From f720852e376331fe365af82ceb36dcae7ff5dd00 Mon Sep 17 00:00:00 2001
From: "Chris M. Hostetter" <hossman@apache.org>
Date: Tue, 18 Aug 2009 18:25:47 +0000
Subject: [PATCH] LUCENE-1791: Enhance QueryUtils and CheckHits to wrap
 everything they check in MultiReader/MultiSearcher

git-svn-id: https://svn.apache.org/repos/asf/lucene/java/trunk@805525 13f79535-47bb-0310-9956-ffa450edef68
---
 CHANGES.txt                                   |   5 +
 .../org/apache/lucene/search/CheckHits.java   |  67 +++++---
 .../org/apache/lucene/search/QueryUtils.java  | 144 ++++++++++++++++--
 .../lucene/search/TestExplanations.java       |  63 ++++----
 4 files changed, 217 insertions(+), 62 deletions(-)

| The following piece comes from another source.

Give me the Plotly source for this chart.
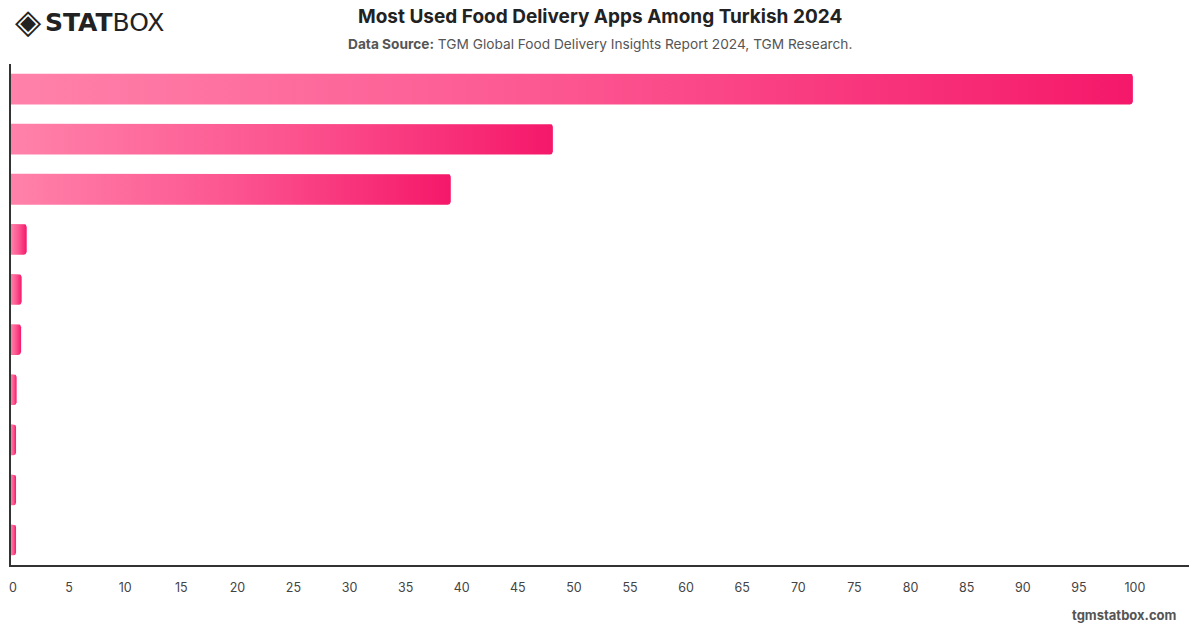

diff --git a/CHANGES.txt b/CHANGES.txt
index 1fcce817f12..4a704d4c2ce 100644
--- a/CHANGES.txt
+++ b/CHANGES.txt
@@ -783,6 +783,11 @@ Build
 
 Test Cases
 
+ 1. LUCENE-1791: Enhancements to the QueryUtils and CheckHits utility 
+    classes to wrap IndexReaders and Searchers in MultiReaders or 
+    MultiSearcher when possible to help excercise more edge cases.
+    (Chris Hostetter, Mark Miller)
+
 ======================= Release 2.4.1 2009-03-09 =======================
 
 API Changes
diff --git a/src/test/org/apache/lucene/search/CheckHits.java b/src/test/org/apache/lucene/search/CheckHits.java
index cf7d7338f20..8dfe7dcfd04 100644
--- a/src/test/org/apache/lucene/search/CheckHits.java
+++ b/src/test/org/apache/lucene/search/CheckHits.java
@@ -29,8 +29,8 @@ import org.apache.lucene.store.Directory;
 public class CheckHits {
   
   /**
-   * Some explains methods calculate their vlaues though a slightly
-   * differnet  order of operations from the acctaul scoring method ...
+   * Some explains methods calculate their values though a slightly
+   * different  order of operations from the actual scoring method ...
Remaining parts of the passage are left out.